Can you output the material exactly as written, minus any pictures it holds?
[START Dataset extract]
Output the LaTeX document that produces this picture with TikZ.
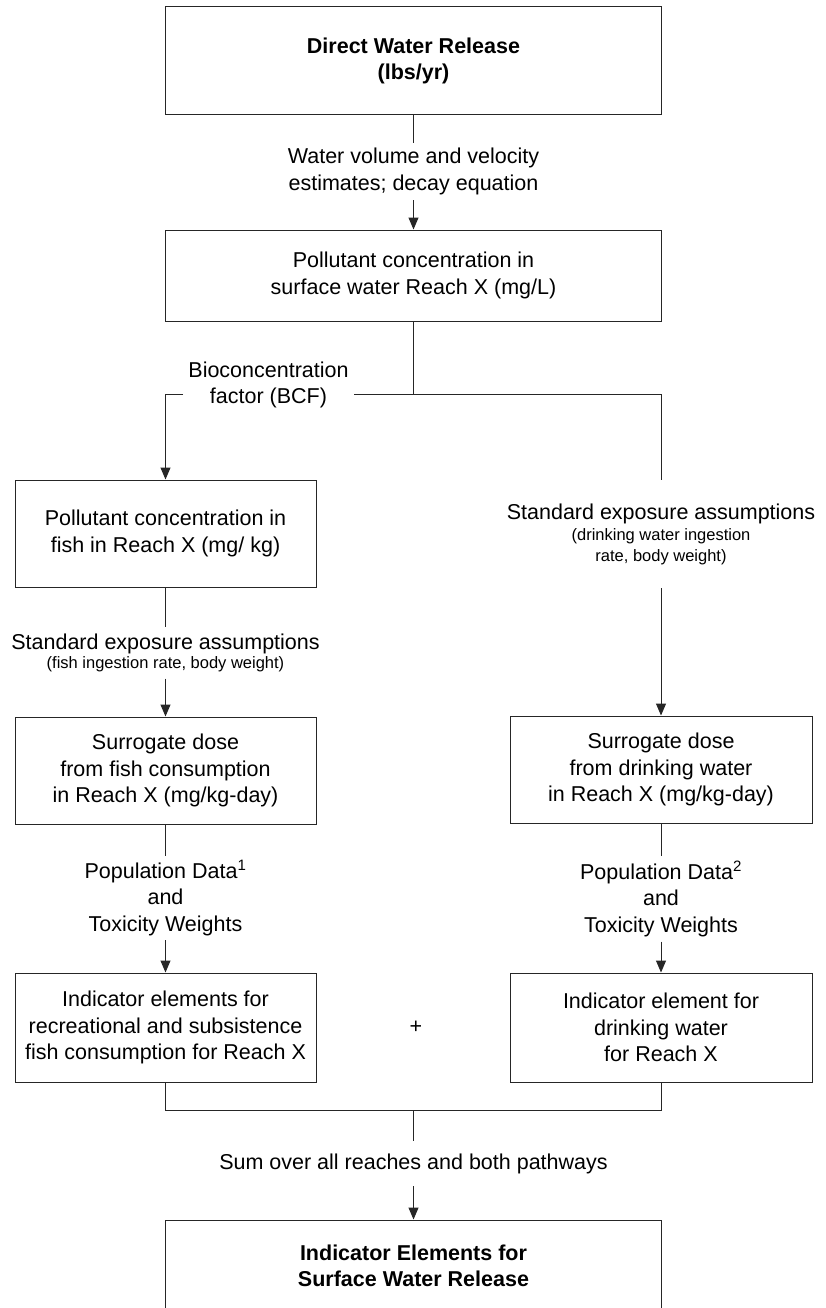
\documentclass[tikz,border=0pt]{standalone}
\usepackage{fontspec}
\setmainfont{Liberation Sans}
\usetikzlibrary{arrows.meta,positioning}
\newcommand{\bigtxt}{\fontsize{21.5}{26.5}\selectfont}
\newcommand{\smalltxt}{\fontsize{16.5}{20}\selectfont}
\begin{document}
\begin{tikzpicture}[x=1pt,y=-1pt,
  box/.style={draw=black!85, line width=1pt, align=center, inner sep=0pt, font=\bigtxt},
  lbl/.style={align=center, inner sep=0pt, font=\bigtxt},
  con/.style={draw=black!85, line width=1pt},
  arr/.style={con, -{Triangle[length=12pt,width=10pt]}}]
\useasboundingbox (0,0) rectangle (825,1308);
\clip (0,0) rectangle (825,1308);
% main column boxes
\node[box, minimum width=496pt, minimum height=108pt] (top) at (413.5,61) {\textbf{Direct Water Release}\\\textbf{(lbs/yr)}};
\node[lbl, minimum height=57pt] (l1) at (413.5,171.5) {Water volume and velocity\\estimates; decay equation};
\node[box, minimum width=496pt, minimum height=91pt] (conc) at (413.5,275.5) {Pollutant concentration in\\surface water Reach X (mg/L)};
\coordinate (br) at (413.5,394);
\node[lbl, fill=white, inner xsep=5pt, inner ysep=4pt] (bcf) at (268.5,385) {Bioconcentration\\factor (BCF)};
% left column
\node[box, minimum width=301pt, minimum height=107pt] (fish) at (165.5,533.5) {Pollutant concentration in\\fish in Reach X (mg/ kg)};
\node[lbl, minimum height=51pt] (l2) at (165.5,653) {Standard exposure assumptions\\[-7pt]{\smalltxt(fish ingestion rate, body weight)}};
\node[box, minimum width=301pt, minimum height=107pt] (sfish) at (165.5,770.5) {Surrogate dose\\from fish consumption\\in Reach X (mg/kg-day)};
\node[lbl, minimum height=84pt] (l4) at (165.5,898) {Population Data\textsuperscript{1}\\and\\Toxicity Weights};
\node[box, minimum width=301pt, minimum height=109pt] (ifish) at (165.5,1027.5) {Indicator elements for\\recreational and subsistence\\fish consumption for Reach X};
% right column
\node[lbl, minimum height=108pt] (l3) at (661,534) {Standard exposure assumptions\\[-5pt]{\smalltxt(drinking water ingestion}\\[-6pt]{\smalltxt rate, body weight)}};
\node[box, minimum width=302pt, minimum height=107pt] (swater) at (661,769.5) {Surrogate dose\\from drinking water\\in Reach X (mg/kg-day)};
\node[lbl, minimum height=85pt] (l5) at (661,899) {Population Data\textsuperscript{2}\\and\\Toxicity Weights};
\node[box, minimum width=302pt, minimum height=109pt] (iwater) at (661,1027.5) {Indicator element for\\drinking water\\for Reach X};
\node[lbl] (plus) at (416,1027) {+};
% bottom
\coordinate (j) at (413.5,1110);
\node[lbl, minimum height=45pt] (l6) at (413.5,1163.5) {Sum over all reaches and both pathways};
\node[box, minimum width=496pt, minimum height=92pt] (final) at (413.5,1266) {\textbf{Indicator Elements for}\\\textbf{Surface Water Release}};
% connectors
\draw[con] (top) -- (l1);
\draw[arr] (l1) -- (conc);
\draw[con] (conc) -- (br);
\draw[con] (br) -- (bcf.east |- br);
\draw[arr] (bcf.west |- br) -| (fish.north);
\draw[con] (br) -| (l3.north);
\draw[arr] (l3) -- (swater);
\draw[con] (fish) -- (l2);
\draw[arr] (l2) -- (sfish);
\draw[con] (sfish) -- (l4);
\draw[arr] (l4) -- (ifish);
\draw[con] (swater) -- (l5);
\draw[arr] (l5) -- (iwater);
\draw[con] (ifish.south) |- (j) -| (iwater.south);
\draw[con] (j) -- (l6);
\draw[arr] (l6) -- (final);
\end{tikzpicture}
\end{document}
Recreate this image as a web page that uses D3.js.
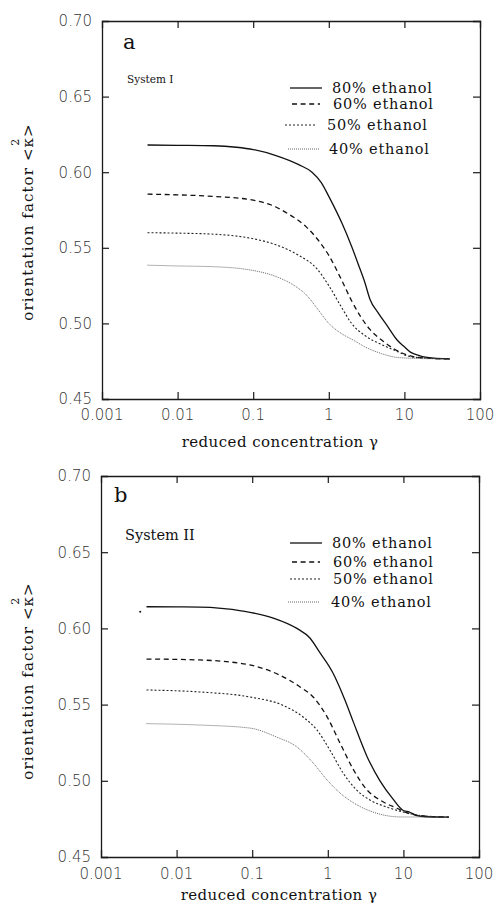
[END Dataset extract]
--- Result ---
Output the LaTeX document that produces this picture with TikZ.
\documentclass[tikz,border=0pt]{standalone}
\usepackage{fontspec}
\setmainfont{Liberation Sans}
\usetikzlibrary{arrows.meta,positioning}
\newcommand{\bigtxt}{\fontsize{21.5}{26.5}\selectfont}
\newcommand{\smalltxt}{\fontsize{16.5}{20}\selectfont}
\begin{document}
\begin{tikzpicture}[x=1pt,y=-1pt,
  box/.style={draw=black!85, line width=1pt, align=center, inner sep=0pt, font=\bigtxt},
  lbl/.style={align=center, inner sep=0pt, font=\bigtxt},
  con/.style={draw=black!85, line width=1pt},
  arr/.style={con, -{Triangle[length=12pt,width=10pt]}}]
\useasboundingbox (0,0) rectangle (825,1308);
\clip (0,0) rectangle (825,1308);
% main column boxes
\node[box, minimum width=496pt, minimum height=108pt] (top) at (413.5,61) {\textbf{Direct Water Release}\\\textbf{(lbs/yr)}};
\node[lbl, minimum height=57pt] (l1) at (413.5,171.5) {Water volume and velocity\\estimates; decay equation};
\node[box, minimum width=496pt, minimum height=91pt] (conc) at (413.5,275.5) {Pollutant concentration in\\surface water Reach X (mg/L)};
\coordinate (br) at (413.5,394);
\node[lbl, fill=white, inner xsep=5pt, inner ysep=4pt] (bcf) at (268.5,385) {Bioconcentration\\factor (BCF)};
% left column
\node[box, minimum width=301pt, minimum height=107pt] (fish) at (165.5,533.5) {Pollutant concentration in\\fish in Reach X (mg/ kg)};
\node[lbl, minimum height=51pt] (l2) at (165.5,653) {Standard exposure assumptions\\[-7pt]{\smalltxt(fish ingestion rate, body weight)}};
\node[box, minimum width=301pt, minimum height=107pt] (sfish) at (165.5,770.5) {Surrogate dose\\from fish consumption\\in Reach X (mg/kg-day)};
\node[lbl, minimum height=84pt] (l4) at (165.5,898) {Population Data\textsuperscript{1}\\and\\Toxicity Weights};
\node[box, minimum width=301pt, minimum height=109pt] (ifish) at (165.5,1027.5) {Indicator elements for\\recreational and subsistence\\fish consumption for Reach X};
% right column
\node[lbl, minimum height=108pt] (l3) at (661,534) {Standard exposure assumptions\\[-5pt]{\smalltxt(drinking water ingestion}\\[-6pt]{\smalltxt rate, body weight)}};
\node[box, minimum width=302pt, minimum height=107pt] (swater) at (661,769.5) {Surrogate dose\\from drinking water\\in Reach X (mg/kg-day)};
\node[lbl, minimum height=85pt] (l5) at (661,899) {Population Data\textsuperscript{2}\\and\\Toxicity Weights};
\node[box, minimum width=302pt, minimum height=109pt] (iwater) at (661,1027.5) {Indicator element for\\drinking water\\for Reach X};
\node[lbl] (plus) at (416,1027) {+};
% bottom
\coordinate (j) at (413.5,1110);
\node[lbl, minimum height=45pt] (l6) at (413.5,1163.5) {Sum over all reaches and both pathways};
\node[box, minimum width=496pt, minimum height=92pt] (final) at (413.5,1266) {\textbf{Indicator Elements for}\\\textbf{Surface Water Release}};
% connectors
\draw[con] (top) -- (l1);
\draw[arr] (l1) -- (conc);
\draw[con] (conc) -- (br);
\draw[con] (br) -- (bcf.east |- br);
\draw[arr] (bcf.west |- br) -| (fish.north);
\draw[con] (br) -| (l3.north);
\draw[arr] (l3) -- (swater);
\draw[con] (fish) -- (l2);
\draw[arr] (l2) -- (sfish);
\draw[con] (sfish) -- (l4);
\draw[arr] (l4) -- (ifish);
\draw[con] (swater) -- (l5);
\draw[arr] (l5) -- (iwater);
\draw[con] (ifish.south) |- (j) -| (iwater.south);
\draw[con] (j) -- (l6);
\draw[arr] (l6) -- (final);
\end{tikzpicture}
\end{document}
Recreate this image as a web page that uses D3.js.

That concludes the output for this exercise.